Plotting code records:
**********

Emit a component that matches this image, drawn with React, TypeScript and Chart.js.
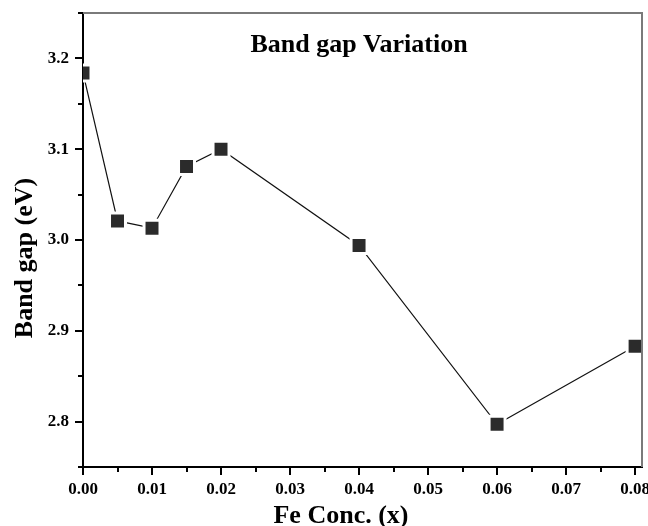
import React, { useEffect, useRef } from 'react';
import { Chart, registerables } from 'chart.js';

Chart.register(...registerables);

const feConc = [0, 0.005, 0.01, 0.015, 0.02, 0.04, 0.06, 0.08];
const bandGap = [3.184, 3.021, 3.013, 3.081, 3.1, 2.994, 2.797, 2.883];

const xTickValues = [0, 0.005, 0.01, 0.015, 0.02, 0.025, 0.03, 0.035, 0.04, 0.045, 0.05, 0.055, 0.06, 0.065, 0.07, 0.075, 0.08];
const yTickValues = [2.75, 2.8, 2.85, 2.9, 2.95, 3.0, 3.05, 3.1, 3.15, 3.2, 3.25];

const chartTitle = 'Band gap Variation';
const xTitle = 'Fe Conc. (x)';
const yTitle = 'Band gap (eV)';

const FONT = '"Liberation Serif", "Times New Roman", serif';

const isMajorX = (v: number) => Math.round(v * 1000) % 10 === 0;
const isMajorY = (v: number) => Math.round(v * 100) % 10 === 0;

const decorPlugin = {
  id: 'decor',
  afterDraw(chart: any) {
    const { ctx, chartArea } = chart;
    ctx.save();
    ctx.strokeStyle = '#7a7a7a';
    ctx.lineWidth = 2;
    ctx.beginPath();
    ctx.moveTo(chartArea.left, chartArea.top);
    ctx.lineTo(chartArea.right, chartArea.top);
    ctx.lineTo(chartArea.right, chartArea.bottom);
    ctx.stroke();

    ctx.fillStyle = '#000';
    ctx.font = `bold 26px ${FONT}`;
    ctx.textAlign = 'center';
    ctx.textBaseline = 'alphabetic';
    ctx.fillText(chartTitle, 359, 52);
    ctx.fillText(xTitle, 341, 523);
    ctx.translate(32, 258);
    ctx.rotate(-Math.PI / 2);
    ctx.fillText(yTitle, 0, 0);
    ctx.restore();
  },
};

export default function App() {
  const ref = useRef<HTMLCanvasElement>(null);

  useEffect(() => {
    document.body.style.margin = '0';
    document.body.style.overflow = 'hidden';
    const canvas = ref.current;
    if (!canvas) return;
    const chart = new Chart(canvas, {
      type: 'line',
      data: {
        datasets: [
          {
            data: feConc.map((x, i) => ({ x, y: bandGap[i] })),
            borderColor: '#111',
            borderWidth: 1.2,
            pointStyle: 'rect',
            pointRadius: 11.3,
            pointHoverRadius: 11.3,
            pointBackgroundColor: '#2b2b2b',
            pointBorderColor: '#ffffff',
            pointBorderWidth: 3,
            pointHoverBorderWidth: 3,
            tension: 0,
            clip: { left: 0, top: 0, right: 0, bottom: 0 },
          } as any,
        ],
      },
      options: {
        responsive: false,
        animation: false,
        events: [],
        layout: { autoPadding: false, padding: { top: 13, right: 6, left: 0, bottom: 0 } },
        plugins: {
          legend: { display: false },
          tooltip: { enabled: false },
          title: { display: false },
        },
        scales: {
          x: {
            type: 'linear',
            min: 0,
            max: 0.081,
            z: 1,
            border: { display: true, color: '#000', width: 2 },
            grid: {
              drawOnChartArea: false,
              drawTicks: true,
              tickLength: 8,
              color: '#000',
              tickColor: '#000',
              tickWidth: 2,
              lineWidth: 2,
              tickBorderDash: (ctx: any) => (ctx.tick && !isMajorX(ctx.tick.value) ? [4, 100] : []),
            } as any,
            ticks: {
              autoSkip: false,
              maxRotation: 0,
              includeBounds: false,
              padding: 4,
              color: '#000',
              font: { family: FONT, size: 17, weight: 'bold' },
              callback: (v: any) => (isMajorX(Number(v)) ? Number(v).toFixed(2) : ''),
            },
            afterBuildTicks: (scale: any) => {
              scale.ticks = xTickValues.map((v) => ({ value: v }));
            },
            afterFit: (scale: any) => {
              scale.height = 59;
              scale.paddingLeft = 0;
              scale.paddingRight = 0;
            },
          },
          y: {
            type: 'linear',
            min: 2.75,
            max: 3.25,
            z: 1,
            border: { display: true, color: '#000', width: 2 },
            grid: {
              drawOnChartArea: false,
              drawTicks: true,
              tickLength: 8,
              color: '#000',
              tickColor: '#000',
              tickWidth: 2,
              lineWidth: 2,
              tickBorderDash: (ctx: any) => (ctx.tick && !isMajorY(ctx.tick.value) ? [0, 3, 4, 100] : []),
            } as any,
            ticks: {
              autoSkip: false,
              includeBounds: false,
              padding: 6,
              color: '#000',
              font: { family: FONT, size: 17, weight: 'bold' },
              callback: (v: any) => (isMajorY(Number(v)) ? Number(v).toFixed(1) : ''),
            },
            afterBuildTicks: (scale: any) => {
              scale.ticks = yTickValues.map((v) => ({ value: v }));
            },
            afterFit: (scale: any) => {
              scale.width = 83;
              scale.paddingTop = 0;
              scale.paddingBottom = 0;
            },
          },
        },
      } as any,
      plugins: [decorPlugin],
    });
    return () => chart.destroy();
  }, []);

  return <canvas ref={ref} width={648} height={526} style={{ display: 'block' }} />;
}
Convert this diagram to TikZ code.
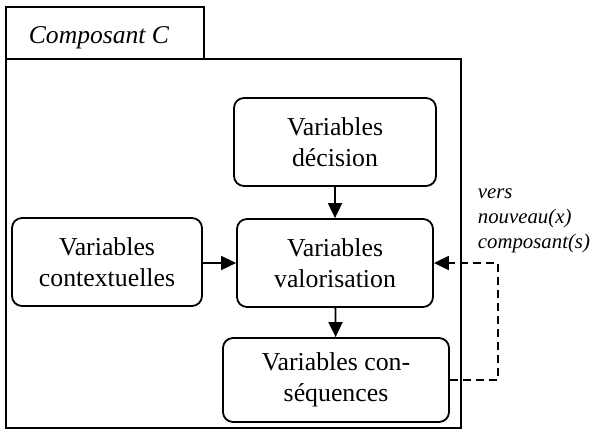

**********

### [WHAT YOU NEED TO DO]
Take the records from their first line through the line containing "const yTitle = 'Band gap (eV)';" and please return exactly those lines, both ends included, minus the pictures.

### [RESPONSE TO THIS TASK]
Emit a component that matches this image, drawn with React, TypeScript and Chart.js.
import React, { useEffect, useRef } from 'react';
import { Chart, registerables } from 'chart.js';

Chart.register(...registerables);

const feConc = [0, 0.005, 0.01, 0.015, 0.02, 0.04, 0.06, 0.08];
const bandGap = [3.184, 3.021, 3.013, 3.081, 3.1, 2.994, 2.797, 2.883];

const xTickValues = [0, 0.005, 0.01, 0.015, 0.02, 0.025, 0.03, 0.035, 0.04, 0.045, 0.05, 0.055, 0.06, 0.065, 0.07, 0.075, 0.08];
const yTickValues = [2.75, 2.8, 2.85, 2.9, 2.95, 3.0, 3.05, 3.1, 3.15, 3.2, 3.25];

const chartTitle = 'Band gap Variation';
const xTitle = 'Fe Conc. (x)';
const yTitle = 'Band gap (eV)';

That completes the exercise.